Entries with chart source code:
** Begin **
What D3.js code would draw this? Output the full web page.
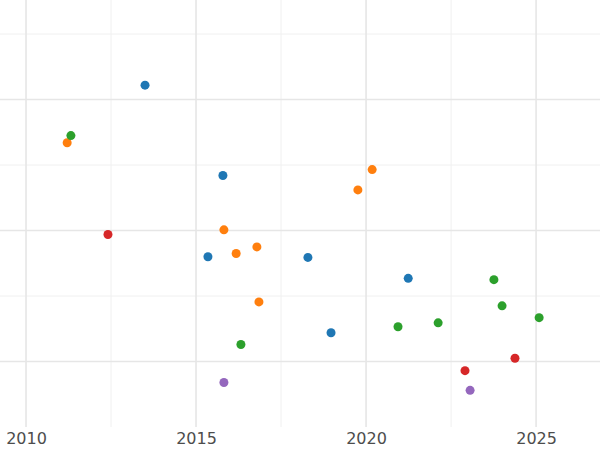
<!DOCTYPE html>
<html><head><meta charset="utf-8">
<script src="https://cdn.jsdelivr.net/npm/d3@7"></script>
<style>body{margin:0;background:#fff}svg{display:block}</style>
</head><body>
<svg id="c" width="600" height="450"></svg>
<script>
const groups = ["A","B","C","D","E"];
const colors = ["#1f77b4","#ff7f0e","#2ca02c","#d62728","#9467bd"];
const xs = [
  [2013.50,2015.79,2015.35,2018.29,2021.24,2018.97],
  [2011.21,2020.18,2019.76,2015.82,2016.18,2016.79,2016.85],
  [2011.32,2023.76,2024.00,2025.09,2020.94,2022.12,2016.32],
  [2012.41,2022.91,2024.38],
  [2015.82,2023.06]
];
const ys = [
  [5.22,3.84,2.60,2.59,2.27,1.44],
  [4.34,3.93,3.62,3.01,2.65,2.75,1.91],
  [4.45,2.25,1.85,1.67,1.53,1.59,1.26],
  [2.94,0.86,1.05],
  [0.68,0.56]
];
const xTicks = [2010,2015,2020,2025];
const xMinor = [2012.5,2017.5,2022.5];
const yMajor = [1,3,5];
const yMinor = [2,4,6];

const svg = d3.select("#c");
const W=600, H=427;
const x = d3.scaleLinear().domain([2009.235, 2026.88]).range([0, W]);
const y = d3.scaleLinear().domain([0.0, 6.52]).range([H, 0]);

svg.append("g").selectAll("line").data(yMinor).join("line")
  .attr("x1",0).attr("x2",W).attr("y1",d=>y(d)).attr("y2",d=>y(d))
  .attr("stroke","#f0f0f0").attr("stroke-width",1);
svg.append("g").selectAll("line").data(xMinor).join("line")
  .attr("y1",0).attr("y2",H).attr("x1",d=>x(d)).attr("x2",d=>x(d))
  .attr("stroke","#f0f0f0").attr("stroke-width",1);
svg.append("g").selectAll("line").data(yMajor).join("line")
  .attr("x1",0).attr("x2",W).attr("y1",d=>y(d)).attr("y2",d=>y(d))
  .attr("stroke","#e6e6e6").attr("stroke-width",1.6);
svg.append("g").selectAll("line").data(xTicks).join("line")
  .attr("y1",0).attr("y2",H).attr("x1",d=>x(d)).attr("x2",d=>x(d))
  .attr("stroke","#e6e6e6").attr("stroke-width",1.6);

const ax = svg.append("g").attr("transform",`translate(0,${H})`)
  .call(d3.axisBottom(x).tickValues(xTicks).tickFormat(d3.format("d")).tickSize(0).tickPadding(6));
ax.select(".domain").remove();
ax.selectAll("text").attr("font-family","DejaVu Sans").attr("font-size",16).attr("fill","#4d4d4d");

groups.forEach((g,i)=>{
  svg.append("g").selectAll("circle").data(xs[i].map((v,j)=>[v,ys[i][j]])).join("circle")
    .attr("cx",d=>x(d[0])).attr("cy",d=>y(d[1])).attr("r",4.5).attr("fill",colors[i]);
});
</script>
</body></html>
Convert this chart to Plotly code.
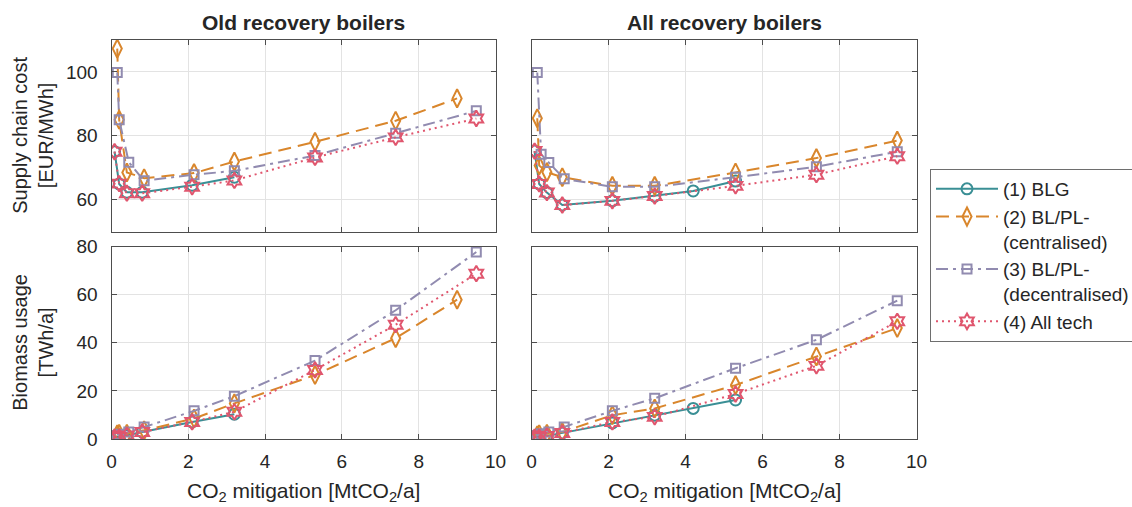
** End **
DO THIS:
Reproduce the data word for word, excluding its pictures.

EXERCISE SOLUTION:
What D3.js code would draw this? Output the full web page.
<!DOCTYPE html>
<html><head><meta charset="utf-8">
<script src="https://cdn.jsdelivr.net/npm/d3@7"></script>
<style>body{margin:0;background:#fff}svg{display:block}</style>
</head><body>
<svg id="c" width="600" height="450"></svg>
<script>
const groups = ["A","B","C","D","E"];
const colors = ["#1f77b4","#ff7f0e","#2ca02c","#d62728","#9467bd"];
const xs = [
  [2013.50,2015.79,2015.35,2018.29,2021.24,2018.97],
  [2011.21,2020.18,2019.76,2015.82,2016.18,2016.79,2016.85],
  [2011.32,2023.76,2024.00,2025.09,2020.94,2022.12,2016.32],
  [2012.41,2022.91,2024.38],
  [2015.82,2023.06]
];
const ys = [
  [5.22,3.84,2.60,2.59,2.27,1.44],
  [4.34,3.93,3.62,3.01,2.65,2.75,1.91],
  [4.45,2.25,1.85,1.67,1.53,1.59,1.26],
  [2.94,0.86,1.05],
  [0.68,0.56]
];
const xTicks = [2010,2015,2020,2025];
const xMinor = [2012.5,2017.5,2022.5];
const yMajor = [1,3,5];
const yMinor = [2,4,6];

const svg = d3.select("#c");
const W=600, H=427;
const x = d3.scaleLinear().domain([2009.235, 2026.88]).range([0, W]);
const y = d3.scaleLinear().domain([0.0, 6.52]).range([H, 0]);

svg.append("g").selectAll("line").data(yMinor).join("line")
  .attr("x1",0).attr("x2",W).attr("y1",d=>y(d)).attr("y2",d=>y(d))
  .attr("stroke","#f0f0f0").attr("stroke-width",1);
svg.append("g").selectAll("line").data(xMinor).join("line")
  .attr("y1",0).attr("y2",H).attr("x1",d=>x(d)).attr("x2",d=>x(d))
  .attr("stroke","#f0f0f0").attr("stroke-width",1);
svg.append("g").selectAll("line").data(yMajor).join("line")
  .attr("x1",0).attr("x2",W).attr("y1",d=>y(d)).attr("y2",d=>y(d))
  .attr("stroke","#e6e6e6").attr("stroke-width",1.6);
svg.append("g").selectAll("line").data(xTicks).join("line")
  .attr("y1",0).attr("y2",H).attr("x1",d=>x(d)).attr("x2",d=>x(d))
  .attr("stroke","#e6e6e6").attr("stroke-width",1.6);

const ax = svg.append("g").attr("transform",`translate(0,${H})`)
  .call(d3.axisBottom(x).tickValues(xTicks).tickFormat(d3.format("d")).tickSize(0).tickPadding(6));
ax.select(".domain").remove();
ax.selectAll("text").attr("font-family","DejaVu Sans").attr("font-size",16).attr("fill","#4d4d4d");

groups.forEach((g,i)=>{
  svg.append("g").selectAll("circle").data(xs[i].map((v,j)=>[v,ys[i][j]])).join("circle")
    .attr("cx",d=>x(d[0])).attr("cy",d=>y(d[1])).attr("r",4.5).attr("fill",colors[i]);
});
</script>
</body></html>
Convert this chart to Plotly code.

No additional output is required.